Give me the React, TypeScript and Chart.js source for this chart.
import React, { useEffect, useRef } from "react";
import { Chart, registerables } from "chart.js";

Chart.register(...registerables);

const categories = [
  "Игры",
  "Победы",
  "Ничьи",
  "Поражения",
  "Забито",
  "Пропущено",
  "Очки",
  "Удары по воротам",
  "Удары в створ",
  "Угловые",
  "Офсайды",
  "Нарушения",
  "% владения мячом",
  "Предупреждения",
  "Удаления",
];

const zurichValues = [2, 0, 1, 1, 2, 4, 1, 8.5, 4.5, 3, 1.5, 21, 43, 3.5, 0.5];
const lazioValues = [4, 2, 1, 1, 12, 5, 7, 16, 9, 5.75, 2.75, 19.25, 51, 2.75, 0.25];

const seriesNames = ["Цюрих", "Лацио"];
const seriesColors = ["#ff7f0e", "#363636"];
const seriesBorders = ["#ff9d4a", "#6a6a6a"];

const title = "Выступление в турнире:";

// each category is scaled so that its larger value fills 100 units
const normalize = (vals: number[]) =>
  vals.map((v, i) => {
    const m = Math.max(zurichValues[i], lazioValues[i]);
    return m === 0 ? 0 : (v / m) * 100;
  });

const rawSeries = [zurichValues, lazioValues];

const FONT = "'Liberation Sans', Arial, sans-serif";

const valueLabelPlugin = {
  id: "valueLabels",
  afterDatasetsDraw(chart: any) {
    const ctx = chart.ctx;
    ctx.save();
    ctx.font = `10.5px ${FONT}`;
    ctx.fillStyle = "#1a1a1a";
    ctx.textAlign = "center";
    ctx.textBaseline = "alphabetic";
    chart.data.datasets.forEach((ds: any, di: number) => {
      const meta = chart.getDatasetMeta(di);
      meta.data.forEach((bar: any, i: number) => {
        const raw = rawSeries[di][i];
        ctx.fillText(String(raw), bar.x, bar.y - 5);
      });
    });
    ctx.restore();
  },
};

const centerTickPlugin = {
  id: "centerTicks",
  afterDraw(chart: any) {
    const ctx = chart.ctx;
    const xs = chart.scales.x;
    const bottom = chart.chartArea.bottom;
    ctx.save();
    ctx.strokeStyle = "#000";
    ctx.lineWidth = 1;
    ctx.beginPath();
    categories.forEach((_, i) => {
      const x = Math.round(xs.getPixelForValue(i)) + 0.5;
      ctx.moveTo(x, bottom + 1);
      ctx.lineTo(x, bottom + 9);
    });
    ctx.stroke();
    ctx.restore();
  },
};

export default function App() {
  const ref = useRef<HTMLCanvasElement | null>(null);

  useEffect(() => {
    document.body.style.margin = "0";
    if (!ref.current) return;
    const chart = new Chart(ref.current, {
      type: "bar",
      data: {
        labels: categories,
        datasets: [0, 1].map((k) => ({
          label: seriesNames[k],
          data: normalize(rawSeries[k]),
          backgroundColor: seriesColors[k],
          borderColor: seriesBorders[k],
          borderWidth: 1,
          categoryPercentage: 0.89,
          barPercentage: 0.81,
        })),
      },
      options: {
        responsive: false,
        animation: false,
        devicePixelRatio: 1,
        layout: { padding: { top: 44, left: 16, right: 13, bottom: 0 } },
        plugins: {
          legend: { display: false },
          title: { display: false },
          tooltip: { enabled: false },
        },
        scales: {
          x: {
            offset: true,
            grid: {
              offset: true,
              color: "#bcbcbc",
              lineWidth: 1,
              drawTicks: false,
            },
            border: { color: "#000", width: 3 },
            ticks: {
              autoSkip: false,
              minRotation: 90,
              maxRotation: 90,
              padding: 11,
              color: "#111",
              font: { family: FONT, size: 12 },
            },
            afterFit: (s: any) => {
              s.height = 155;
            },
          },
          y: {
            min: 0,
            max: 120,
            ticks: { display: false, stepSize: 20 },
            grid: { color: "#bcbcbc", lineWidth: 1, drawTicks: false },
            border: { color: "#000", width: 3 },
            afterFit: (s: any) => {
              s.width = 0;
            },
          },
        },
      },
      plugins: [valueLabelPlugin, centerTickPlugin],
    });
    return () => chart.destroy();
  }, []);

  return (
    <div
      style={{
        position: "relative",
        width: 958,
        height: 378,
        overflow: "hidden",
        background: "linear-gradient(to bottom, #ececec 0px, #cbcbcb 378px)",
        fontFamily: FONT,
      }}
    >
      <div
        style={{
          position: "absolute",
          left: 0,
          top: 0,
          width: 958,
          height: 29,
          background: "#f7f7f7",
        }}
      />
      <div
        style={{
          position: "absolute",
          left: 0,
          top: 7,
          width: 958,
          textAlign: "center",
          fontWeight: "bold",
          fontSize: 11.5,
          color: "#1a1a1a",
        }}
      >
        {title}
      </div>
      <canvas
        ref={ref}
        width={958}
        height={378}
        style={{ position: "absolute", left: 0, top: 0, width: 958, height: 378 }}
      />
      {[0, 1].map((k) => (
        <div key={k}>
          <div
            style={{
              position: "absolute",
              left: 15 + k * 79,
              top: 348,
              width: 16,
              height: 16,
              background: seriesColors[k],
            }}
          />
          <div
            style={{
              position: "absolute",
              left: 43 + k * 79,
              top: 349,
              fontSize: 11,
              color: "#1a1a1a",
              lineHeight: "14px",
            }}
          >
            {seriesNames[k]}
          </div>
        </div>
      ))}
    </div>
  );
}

* _Given instruction_: Output every line above without altering anything.

* _Output of the exercise_:
Give me the React, TypeScript and Chart.js source for this chart.
import React, { useEffect, useRef } from "react";
import { Chart, registerables } from "chart.js";

Chart.register(...registerables);

const categories = [
  "Игры",
  "Победы",
  "Ничьи",
  "Поражения",
  "Забито",
  "Пропущено",
  "Очки",
  "Удары по воротам",
  "Удары в створ",
  "Угловые",
  "Офсайды",
  "Нарушения",
  "% владения мячом",
  "Предупреждения",
  "Удаления",
];

const zurichValues = [2, 0, 1, 1, 2, 4, 1, 8.5, 4.5, 3, 1.5, 21, 43, 3.5, 0.5];
const lazioValues = [4, 2, 1, 1, 12, 5, 7, 16, 9, 5.75, 2.75, 19.25, 51, 2.75, 0.25];

const seriesNames = ["Цюрих", "Лацио"];
const seriesColors = ["#ff7f0e", "#363636"];
const seriesBorders = ["#ff9d4a", "#6a6a6a"];

const title = "Выступление в турнире:";

// each category is scaled so that its larger value fills 100 units
const normalize = (vals: number[]) =>
  vals.map((v, i) => {
    const m = Math.max(zurichValues[i], lazioValues[i]);
    return m === 0 ? 0 : (v / m) * 100;
  });

const rawSeries = [zurichValues, lazioValues];

const FONT = "'Liberation Sans', Arial, sans-serif";

const valueLabelPlugin = {
  id: "valueLabels",
  afterDatasetsDraw(chart: any) {
    const ctx = chart.ctx;
    ctx.save();
    ctx.font = `10.5px ${FONT}`;
    ctx.fillStyle = "#1a1a1a";
    ctx.textAlign = "center";
    ctx.textBaseline = "alphabetic";
    chart.data.datasets.forEach((ds: any, di: number) => {
      const meta = chart.getDatasetMeta(di);
      meta.data.forEach((bar: any, i: number) => {
        const raw = rawSeries[di][i];
        ctx.fillText(String(raw), bar.x, bar.y - 5);
      });
    });
    ctx.restore();
  },
};

const centerTickPlugin = {
  id: "centerTicks",
  afterDraw(chart: any) {
    const ctx = chart.ctx;
    const xs = chart.scales.x;
    const bottom = chart.chartArea.bottom;
    ctx.save();
    ctx.strokeStyle = "#000";
    ctx.lineWidth = 1;
    ctx.beginPath();
    categories.forEach((_, i) => {
      const x = Math.round(xs.getPixelForValue(i)) + 0.5;
      ctx.moveTo(x, bottom + 1);
      ctx.lineTo(x, bottom + 9);
    });
    ctx.stroke();
    ctx.restore();
  },
};

export default function App() {
  const ref = useRef<HTMLCanvasElement | null>(null);

  useEffect(() => {
    document.body.style.margin = "0";
    if (!ref.current) return;
    const chart = new Chart(ref.current, {
      type: "bar",
      data: {
        labels: categories,
        datasets: [0, 1].map((k) => ({
          label: seriesNames[k],
          data: normalize(rawSeries[k]),
          backgroundColor: seriesColors[k],
          borderColor: seriesBorders[k],
          borderWidth: 1,
          categoryPercentage: 0.89,
          barPercentage: 0.81,
        })),
      },
      options: {
        responsive: false,
        animation: false,
        devicePixelRatio: 1,
        layout: { padding: { top: 44, left: 16, right: 13, bottom: 0 } },
        plugins: {
          legend: { display: false },
          title: { display: false },
          tooltip: { enabled: false },
        },
        scales: {
          x: {
            offset: true,
            grid: {
              offset: true,
              color: "#bcbcbc",
              lineWidth: 1,
              drawTicks: false,
            },
            border: { color: "#000", width: 3 },
            ticks: {
              autoSkip: false,
              minRotation: 90,
              maxRotation: 90,
              padding: 11,
              color: "#111",
              font: { family: FONT, size: 12 },
            },
            afterFit: (s: any) => {
              s.height = 155;
            },
          },
          y: {
            min: 0,
            max: 120,
            ticks: { display: false, stepSize: 20 },
            grid: { color: "#bcbcbc", lineWidth: 1, drawTicks: false },
            border: { color: "#000", width: 3 },
            afterFit: (s: any) => {
              s.width = 0;
            },
          },
        },
      },
      plugins: [valueLabelPlugin, centerTickPlugin],
    });
    return () => chart.destroy();
  }, []);

  return (
    <div
      style={{
        position: "relative",
        width: 958,
        height: 378,
        overflow: "hidden",
        background: "linear-gradient(to bottom, #ececec 0px, #cbcbcb 378px)",
        fontFamily: FONT,
      }}
    >
      <div
        style={{
          position: "absolute",
          left: 0,
          top: 0,
          width: 958,
          height: 29,
          background: "#f7f7f7",
        }}
      />
      <div
        style={{
          position: "absolute",
          left: 0,
          top: 7,
          width: 958,
          textAlign: "center",
          fontWeight: "bold",
          fontSize: 11.5,
          color: "#1a1a1a",
        }}
      >
        {title}
      </div>
      <canvas
        ref={ref}
        width={958}
        height={378}
        style={{ position: "absolute", left: 0, top: 0, width: 958, height: 378 }}
      />
      {[0, 1].map((k) => (
        <div key={k}>
          <div
            style={{
              position: "absolute",
              left: 15 + k * 79,
              top: 348,
              width: 16,
              height: 16,
              background: seriesColors[k],
            }}
          />
          <div
            style={{
              position: "absolute",
              left: 43 + k * 79,
              top: 349,
              fontSize: 11,
              color: "#1a1a1a",
              lineHeight: "14px",
            }}
          >
            {seriesNames[k]}
          </div>
        </div>
      ))}
    </div>
  );
}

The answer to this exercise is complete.